Goal:
Write out the listing, please, but only from its first line through the line containing "const ref = useRef<HTMLDivElement>(null);", exactly as given and without pictures.

Dataset section:
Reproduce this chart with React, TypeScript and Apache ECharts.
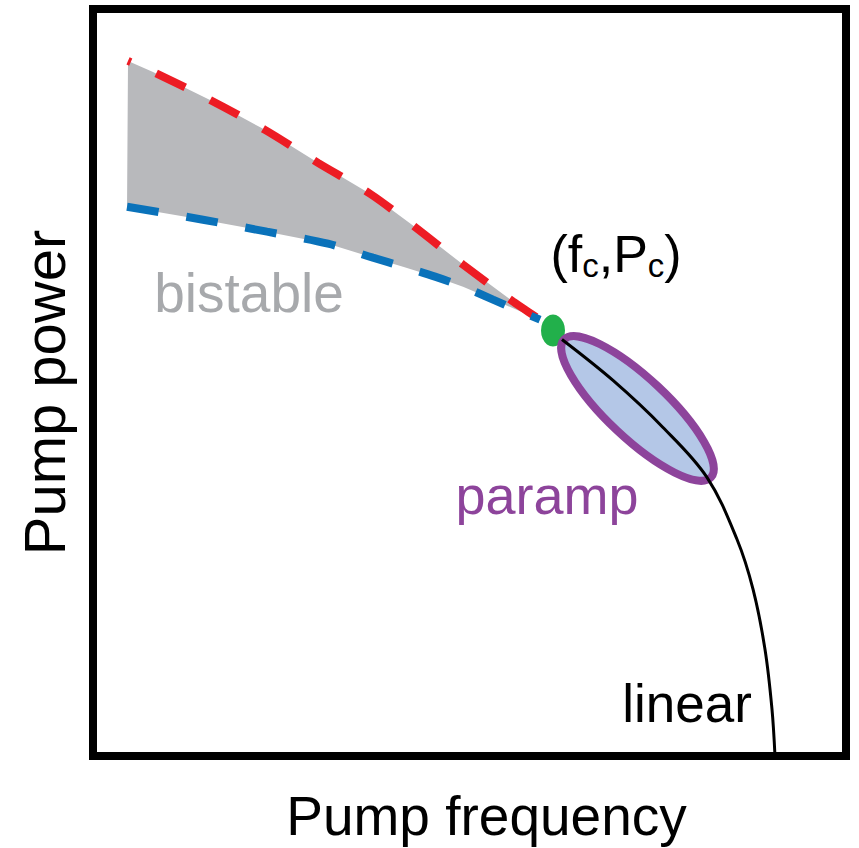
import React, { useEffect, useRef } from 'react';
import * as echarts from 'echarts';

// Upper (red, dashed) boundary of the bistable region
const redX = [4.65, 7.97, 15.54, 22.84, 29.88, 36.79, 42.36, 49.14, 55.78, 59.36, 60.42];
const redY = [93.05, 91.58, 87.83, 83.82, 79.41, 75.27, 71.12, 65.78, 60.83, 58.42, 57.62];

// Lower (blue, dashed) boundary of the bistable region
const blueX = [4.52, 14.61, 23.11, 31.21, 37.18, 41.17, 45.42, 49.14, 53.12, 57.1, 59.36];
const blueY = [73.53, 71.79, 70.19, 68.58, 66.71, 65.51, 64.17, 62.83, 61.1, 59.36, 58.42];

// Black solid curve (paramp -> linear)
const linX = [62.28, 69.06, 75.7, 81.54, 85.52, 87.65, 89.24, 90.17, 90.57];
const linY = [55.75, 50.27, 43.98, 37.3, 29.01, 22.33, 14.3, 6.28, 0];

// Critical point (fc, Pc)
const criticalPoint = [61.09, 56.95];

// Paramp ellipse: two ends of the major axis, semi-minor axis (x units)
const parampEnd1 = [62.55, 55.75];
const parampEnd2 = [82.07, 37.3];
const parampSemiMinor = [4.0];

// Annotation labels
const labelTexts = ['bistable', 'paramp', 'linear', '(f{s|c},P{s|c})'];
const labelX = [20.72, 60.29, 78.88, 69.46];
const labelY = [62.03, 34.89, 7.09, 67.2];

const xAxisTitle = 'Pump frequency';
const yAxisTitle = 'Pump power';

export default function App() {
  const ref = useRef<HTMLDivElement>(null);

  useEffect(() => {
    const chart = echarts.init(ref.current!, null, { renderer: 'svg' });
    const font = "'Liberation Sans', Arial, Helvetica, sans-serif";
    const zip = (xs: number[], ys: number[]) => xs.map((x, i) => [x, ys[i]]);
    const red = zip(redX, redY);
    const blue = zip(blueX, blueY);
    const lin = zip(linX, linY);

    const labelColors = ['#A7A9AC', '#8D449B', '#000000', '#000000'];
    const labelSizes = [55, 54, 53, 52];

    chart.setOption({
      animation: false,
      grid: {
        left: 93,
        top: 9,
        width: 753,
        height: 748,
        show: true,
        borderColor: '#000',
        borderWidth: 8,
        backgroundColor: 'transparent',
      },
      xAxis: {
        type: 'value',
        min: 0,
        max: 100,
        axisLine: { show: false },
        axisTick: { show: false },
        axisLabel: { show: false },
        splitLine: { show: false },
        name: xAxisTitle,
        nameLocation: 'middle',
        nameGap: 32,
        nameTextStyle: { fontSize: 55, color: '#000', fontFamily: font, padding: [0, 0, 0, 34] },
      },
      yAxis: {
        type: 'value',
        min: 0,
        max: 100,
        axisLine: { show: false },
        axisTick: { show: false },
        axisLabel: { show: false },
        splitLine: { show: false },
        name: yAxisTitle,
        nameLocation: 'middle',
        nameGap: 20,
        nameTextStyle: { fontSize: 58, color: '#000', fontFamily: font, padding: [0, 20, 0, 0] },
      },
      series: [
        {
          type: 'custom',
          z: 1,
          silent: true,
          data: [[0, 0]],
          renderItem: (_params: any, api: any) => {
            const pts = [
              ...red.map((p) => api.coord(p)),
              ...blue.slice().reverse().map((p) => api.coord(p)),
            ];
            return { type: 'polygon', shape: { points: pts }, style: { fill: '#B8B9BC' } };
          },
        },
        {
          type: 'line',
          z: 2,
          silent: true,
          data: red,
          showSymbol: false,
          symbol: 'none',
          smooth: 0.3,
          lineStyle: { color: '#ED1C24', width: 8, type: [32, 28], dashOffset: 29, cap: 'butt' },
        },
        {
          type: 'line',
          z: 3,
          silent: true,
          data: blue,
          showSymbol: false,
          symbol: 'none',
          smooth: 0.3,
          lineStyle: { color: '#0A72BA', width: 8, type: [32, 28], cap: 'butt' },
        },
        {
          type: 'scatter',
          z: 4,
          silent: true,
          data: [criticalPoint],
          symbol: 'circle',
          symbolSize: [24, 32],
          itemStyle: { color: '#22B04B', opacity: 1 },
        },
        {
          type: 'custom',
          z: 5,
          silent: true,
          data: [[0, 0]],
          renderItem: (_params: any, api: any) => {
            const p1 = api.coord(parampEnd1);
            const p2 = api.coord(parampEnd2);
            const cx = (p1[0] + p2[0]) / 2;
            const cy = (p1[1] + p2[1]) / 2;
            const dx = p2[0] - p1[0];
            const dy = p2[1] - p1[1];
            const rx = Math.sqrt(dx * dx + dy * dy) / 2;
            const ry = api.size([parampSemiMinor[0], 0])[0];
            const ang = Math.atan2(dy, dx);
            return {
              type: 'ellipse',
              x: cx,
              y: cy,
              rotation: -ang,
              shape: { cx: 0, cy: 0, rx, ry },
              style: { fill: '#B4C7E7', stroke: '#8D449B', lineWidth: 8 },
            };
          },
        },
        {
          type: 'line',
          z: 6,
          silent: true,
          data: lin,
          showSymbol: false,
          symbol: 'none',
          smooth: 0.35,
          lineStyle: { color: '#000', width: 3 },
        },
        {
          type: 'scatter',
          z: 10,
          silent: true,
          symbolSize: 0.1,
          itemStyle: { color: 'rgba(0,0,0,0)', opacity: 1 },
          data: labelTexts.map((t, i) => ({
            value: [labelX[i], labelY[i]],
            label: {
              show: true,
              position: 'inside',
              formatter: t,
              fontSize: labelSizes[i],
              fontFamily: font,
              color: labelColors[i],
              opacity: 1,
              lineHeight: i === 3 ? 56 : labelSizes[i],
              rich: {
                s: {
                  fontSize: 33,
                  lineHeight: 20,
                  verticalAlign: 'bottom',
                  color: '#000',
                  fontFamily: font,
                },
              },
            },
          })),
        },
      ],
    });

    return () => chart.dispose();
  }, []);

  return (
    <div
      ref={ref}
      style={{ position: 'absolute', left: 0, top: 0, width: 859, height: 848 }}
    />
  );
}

Exercise output:
Reproduce this chart with React, TypeScript and Apache ECharts.
import React, { useEffect, useRef } from 'react';
import * as echarts from 'echarts';

// Upper (red, dashed) boundary of the bistable region
const redX = [4.65, 7.97, 15.54, 22.84, 29.88, 36.79, 42.36, 49.14, 55.78, 59.36, 60.42];
const redY = [93.05, 91.58, 87.83, 83.82, 79.41, 75.27, 71.12, 65.78, 60.83, 58.42, 57.62];

// Lower (blue, dashed) boundary of the bistable region
const blueX = [4.52, 14.61, 23.11, 31.21, 37.18, 41.17, 45.42, 49.14, 53.12, 57.1, 59.36];
const blueY = [73.53, 71.79, 70.19, 68.58, 66.71, 65.51, 64.17, 62.83, 61.1, 59.36, 58.42];

// Black solid curve (paramp -> linear)
const linX = [62.28, 69.06, 75.7, 81.54, 85.52, 87.65, 89.24, 90.17, 90.57];
const linY = [55.75, 50.27, 43.98, 37.3, 29.01, 22.33, 14.3, 6.28, 0];

// Critical point (fc, Pc)
const criticalPoint = [61.09, 56.95];

// Paramp ellipse: two ends of the major axis, semi-minor axis (x units)
const parampEnd1 = [62.55, 55.75];
const parampEnd2 = [82.07, 37.3];
const parampSemiMinor = [4.0];

// Annotation labels
const labelTexts = ['bistable', 'paramp', 'linear', '(f{s|c},P{s|c})'];
const labelX = [20.72, 60.29, 78.88, 69.46];
const labelY = [62.03, 34.89, 7.09, 67.2];

const xAxisTitle = 'Pump frequency';
const yAxisTitle = 'Pump power';

export default function App() {
  const ref = useRef<HTMLDivElement>(null);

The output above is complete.